- _What to do_:
Set down word for word the lines running from the line with "Reproduce this diagram with TikZ." to the line with "anchor=base] (krA) at", ends included. Skip every picture.

- _Provided records_:
┌──

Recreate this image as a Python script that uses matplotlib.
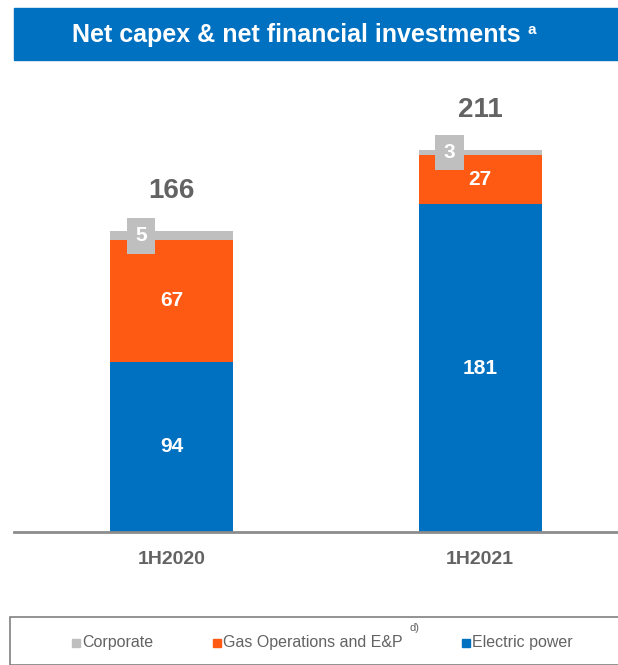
import matplotlib.pyplot as plt
from matplotlib.patches import Rectangle

plt.rcParams['font.family'] = ['Liberation Sans', 'DejaVu Sans']

# data
periods = ['1H2020', '1H2021']
electric = [94, 181]
gas = [67, 27]
corporate = [5, 3]
totals = [166, 211]

legend_labels = ['Corporate', 'Gas Operations and E&P', 'Electric power']

c_blue = '#0070C0'
c_orange = '#FF5A14'
c_gray = '#BFBFBF'
c_text = '#636363'

fig = plt.figure(figsize=(6.18, 6.65), dpi=100)
W, H = 618, 665

# title banner
fig.patches.append(Rectangle((14 / W, 1 - 60 / H), 1 - 14 / W, 52 / H,
                             transform=fig.transFigure, color=c_blue, zorder=0))
fig.text(296 / W, 1 - 35 / H, 'Net capex & net financial investments',
         color='white', fontsize=18, fontweight='bold', ha='center', va='center')
fig.text(528 / W, 1 - 30 / H, 'a', color='white', fontsize=11,
         fontweight='bold', ha='left', va='center')

# bars
ax = fig.add_axes([14 / W, 133 / H, 1 - 14 / W, 462 / H])
x = [0, 1]
width = 0.399
bottom_gas = electric
bottom_corp = [e + g for e, g in zip(electric, gas)]
ax.bar(x, electric, width, color=c_blue, zorder=2)
ax.bar(x, gas, width, bottom=bottom_gas, color=c_orange, zorder=2)
ax.bar(x, corporate, width, bottom=bottom_corp, color=c_gray, zorder=2)

for i in x:
    ax.text(i, electric[i] / 2, str(electric[i]), color='white', fontsize=15,
            fontweight='bold', ha='center', va='center')
    ax.text(i, electric[i] + gas[i] / 2, str(gas[i]), color='white', fontsize=15,
            fontweight='bold', ha='center', va='center')
    ax.text(i - width / 2 + 0.1, bottom_corp[i] + corporate[i] / 2, str(corporate[i]),
            color='white', fontsize=15, fontweight='bold', ha='center', va='center',
            bbox=dict(boxstyle='square,pad=0.4', fc=c_gray, ec='none'))
    ax.text(i, totals[i] + 22, str(totals[i]), color=c_text, fontsize=20,
            fontweight='bold', ha='center', va='center')

ax.set_xlim(-0.5105, 1.447)
ax.set_ylim(0, 255)
ax.set_xticks(x)
ax.set_xticklabels(periods, fontsize=14, fontweight='bold', color=c_text)
ax.tick_params(axis='x', length=0, pad=14)
ax.set_yticks([])
for s in ['top', 'right', 'left']:
    ax.spines[s].set_visible(False)
ax.spines['bottom'].set_color('#8C8C8C')
ax.spines['bottom'].set_linewidth(2)

# legend box
fig.patches.append(Rectangle((10 / W, 0), 1, 48 / H, transform=fig.transFigure,
                             fill=False, ec='#808080', lw=1.2))
leg_colors = [c_gray, c_orange, c_blue]
leg_x = [72, 213, 462]
for lab, col, lx in zip(legend_labels, leg_colors, leg_x):
    fig.patches.append(Rectangle((lx / W, 1 - 647 / H), 8 / W, 8 / H,
                                 transform=fig.transFigure, color=col))
    fig.text((lx + 10) / W, 1 - 642 / H, lab, color=c_text, fontsize=11.5,
             ha='left', va='center')
fig.text(410 / W, 1 - 628 / H, 'd)', color=c_text, fontsize=8, ha='left', va='center')

fig.savefig('out.png', dpi=100)
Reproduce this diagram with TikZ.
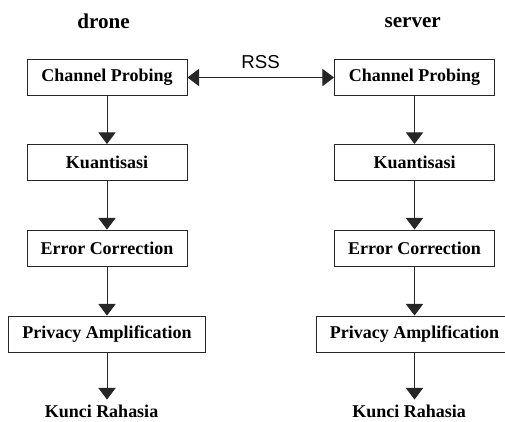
\documentclass[tikz,border=0pt]{standalone}
\usepackage{fontspec}
\setmainfont{Liberation Serif}
\setsansfont{Liberation Sans}
\usetikzlibrary{arrows.meta}
\tikzset{
	blok/.style={draw=black!85, line width=0.7pt, minimum width=4cm, minimum height=0.9cm, inner sep=0pt, font=\fontsize{12.8}{15}\selectfont\bfseries},
	judul/.style={font=\fontsize{15}{18}\selectfont\bfseries},
	kunci/.style={font=\fontsize{12.8}{15}\selectfont\bfseries},
	panah/.style={draw=black!85, line width=0.7pt, -{Triangle[width=0.43cm,length=0.29cm]}},
}

\begin{document}
\begin{tikzpicture}
		%%%%% START %%%%%
		\useasboundingbox (0, 0) rectangle (12.625, 10.525);
		
		\node[judul, anchor=base] (drone) at (2.5875, 9.825) {drone};
		\node[judul, anchor=base] (server) at (10.3175, 9.85) {server};
		
		\node[blok] (cpA) at (2.675, 8.5875) {Channel Probing};
		\node[blok] (kuA) at (2.675, 6.4625) {Kuantisasi};
		\node[blok] (ecA) at (2.675, 4.325) {Error Correction};
		\node[blok, minimum width=4.925cm] (paA) at (2.675, 2.175) {Privacy Amplification};
		\node[kunci, anchor=base] (krA) at (2.5375, 0.1) {Kunci Rahasia};
		
		\node[blok] (cpB) at (10.3625, 8.5875) {Channel Probing};
		\node[blok] (kuB) at (10.3625, 6.4625) {Kuantisasi};
		\node[blok] (ecB) at (10.3625, 4.325) {Error Correction};
		\node[blok, minimum width=4.925cm] (paB) at (10.3625, 2.175) {Privacy Amplification};
		\node[kunci, anchor=base] (krB) at (10.225, 0.1) {Kunci Rahasia};
		
		\draw[panah] (cpA) -- (kuA);
		\draw[panah] (kuA) -- (ecA);
		\draw[panah] (ecA) -- (paA);
		\draw[panah] (paA.south) -- (paA.south |- krA.north);
		
		\draw[panah] (cpB) -- (kuB);
		\draw[panah] (kuB) -- (ecB);
		\draw[panah] (ecB) -- (paB);
		\draw[panah] (paB.south) -- (paB.south |- krB.north);
		
		\draw[panah, {Triangle[width=0.43cm,length=0.29cm]}-{Triangle[width=0.43cm,length=0.29cm]}] (cpA) -- (cpB);
		\node[anchor=base, font=\fontsize{13.3}{16}\selectfont\sffamily] (rss) at (6.5125, 8.825) {RSS};
		%%%%% END %%%%%
	\end{tikzpicture}
\end{document}
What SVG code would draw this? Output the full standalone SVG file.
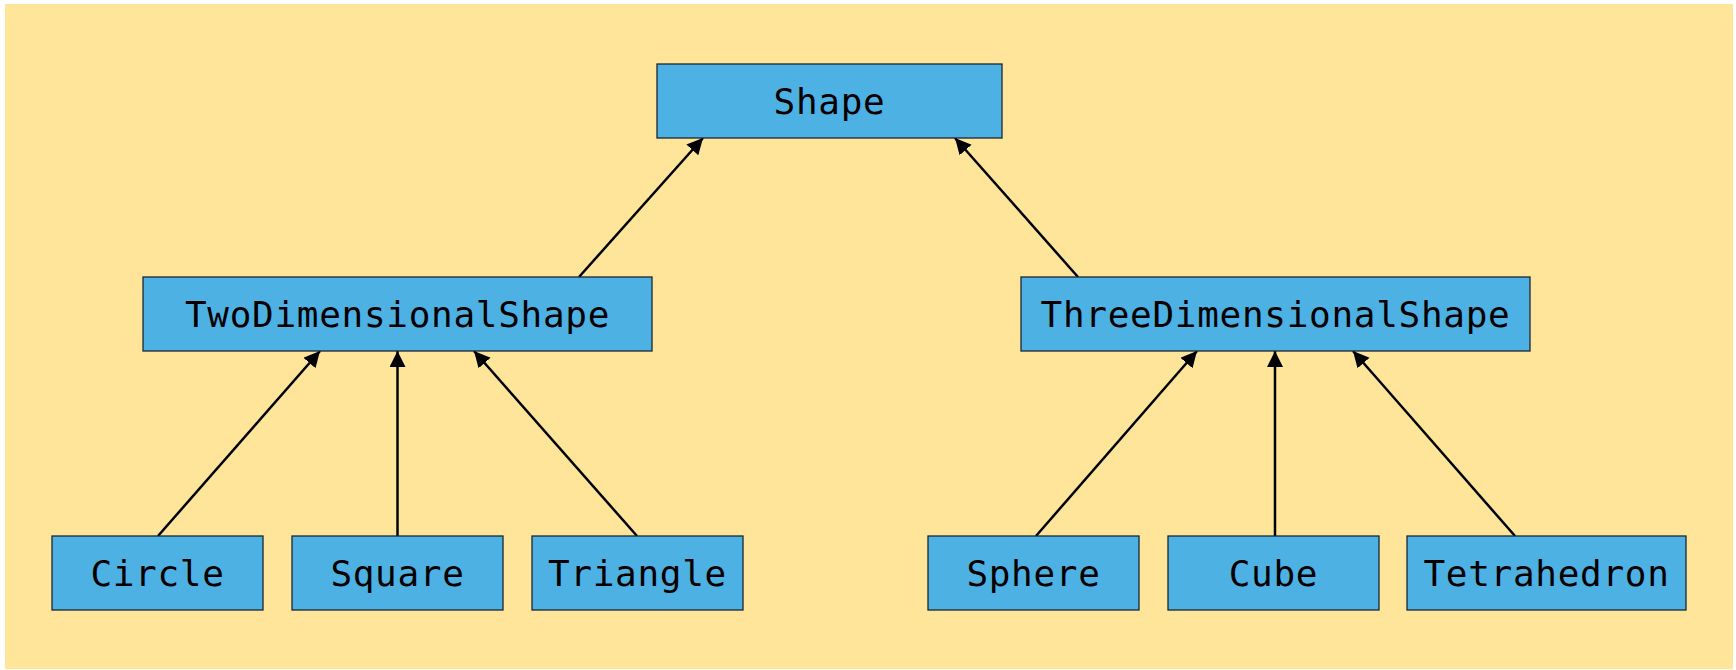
<svg xmlns="http://www.w3.org/2000/svg" width="1736" height="670" viewBox="0 0 1736 670">
<style>
.node rect{fill:#4DB1E4;stroke:#1A2633;stroke-width:1.3}
.node text{font-family:"DejaVu Sans Mono","Liberation Mono",monospace;font-size:36px;letter-spacing:0.7px;fill:#000;text-anchor:middle}
.edge{stroke:#000;stroke-width:2.5;fill:none;marker-end:url(#arr)}
</style>
<defs>
<marker id="arr" markerUnits="userSpaceOnUse" markerWidth="17" markerHeight="17" refX="16" refY="8" orient="auto">
<path d="M0,0 L16,8 L0,16 z" fill="#000"/>
</marker>
</defs>
<rect x="5" y="4" width="1728" height="665" fill="#FFE599"/>
<g id="connectors">
<line class="edge" x1="579" y1="277" x2="703" y2="138"/>
<line class="edge" x1="1078" y1="277" x2="955" y2="138"/>
<line class="edge" x1="158" y1="536" x2="320" y2="351"/>
<line class="edge" x1="397.5" y1="536" x2="397.5" y2="351"/>
<line class="edge" x1="637" y1="536" x2="474" y2="351"/>
<line class="edge" x1="1036" y1="536" x2="1197" y2="351"/>
<line class="edge" x1="1275" y1="536" x2="1275" y2="351"/>
<line class="edge" x1="1515" y1="536" x2="1353" y2="351"/>
</g>
<g id="shape" class="node"><rect x="657" y="64" width="345" height="74"/><text x="829.5" y="114">Shape</text></g>
<g id="twodim" class="node"><rect x="143" y="277" width="509" height="74"/><text x="397.5" y="327">TwoDimensionalShape</text></g>
<g id="threedim" class="node"><rect x="1021" y="277" width="509" height="74"/><text x="1275.5" y="327">ThreeDimensionalShape</text></g>
<g id="circle" class="node"><rect x="52" y="536" width="211" height="74"/><text x="157.5" y="586">Circle</text></g>
<g id="square" class="node"><rect x="292" y="536" width="211" height="74"/><text x="397.5" y="586">Square</text></g>
<g id="triangle" class="node"><rect x="532" y="536" width="211" height="74"/><text x="637.5" y="586">Triangle</text></g>
<g id="sphere" class="node"><rect x="928" y="536" width="211" height="74"/><text x="1033.5" y="586">Sphere</text></g>
<g id="cube" class="node"><rect x="1168" y="536" width="211" height="74"/><text x="1273.5" y="586">Cube</text></g>
<g id="tetrahedron" class="node"><rect x="1407" y="536" width="279" height="74"/><text x="1546.5" y="586">Tetrahedron</text></g>
</svg>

└──

- _Expected output_:
Reproduce this diagram with TikZ.
\documentclass[tikz,border=0pt]{standalone}
\usepackage{fontspec}
\setmainfont{Liberation Serif}
\setsansfont{Liberation Sans}
\usetikzlibrary{arrows.meta}
\tikzset{
	blok/.style={draw=black!85, line width=0.7pt, minimum width=4cm, minimum height=0.9cm, inner sep=0pt, font=\fontsize{12.8}{15}\selectfont\bfseries},
	judul/.style={font=\fontsize{15}{18}\selectfont\bfseries},
	kunci/.style={font=\fontsize{12.8}{15}\selectfont\bfseries},
	panah/.style={draw=black!85, line width=0.7pt, -{Triangle[width=0.43cm,length=0.29cm]}},
}

\begin{document}
\begin{tikzpicture}
		%%%%% START %%%%%
		\useasboundingbox (0, 0) rectangle (12.625, 10.525);
		
		\node[judul, anchor=base] (drone) at (2.5875, 9.825) {drone};
		\node[judul, anchor=base] (server) at (10.3175, 9.85) {server};
		
		\node[blok] (cpA) at (2.675, 8.5875) {Channel Probing};
		\node[blok] (kuA) at (2.675, 6.4625) {Kuantisasi};
		\node[blok] (ecA) at (2.675, 4.325) {Error Correction};
		\node[blok, minimum width=4.925cm] (paA) at (2.675, 2.175) {Privacy Amplification};
		\node[kunci, anchor=base] (krA) at (2.5375, 0.1) {Kunci Rahasia};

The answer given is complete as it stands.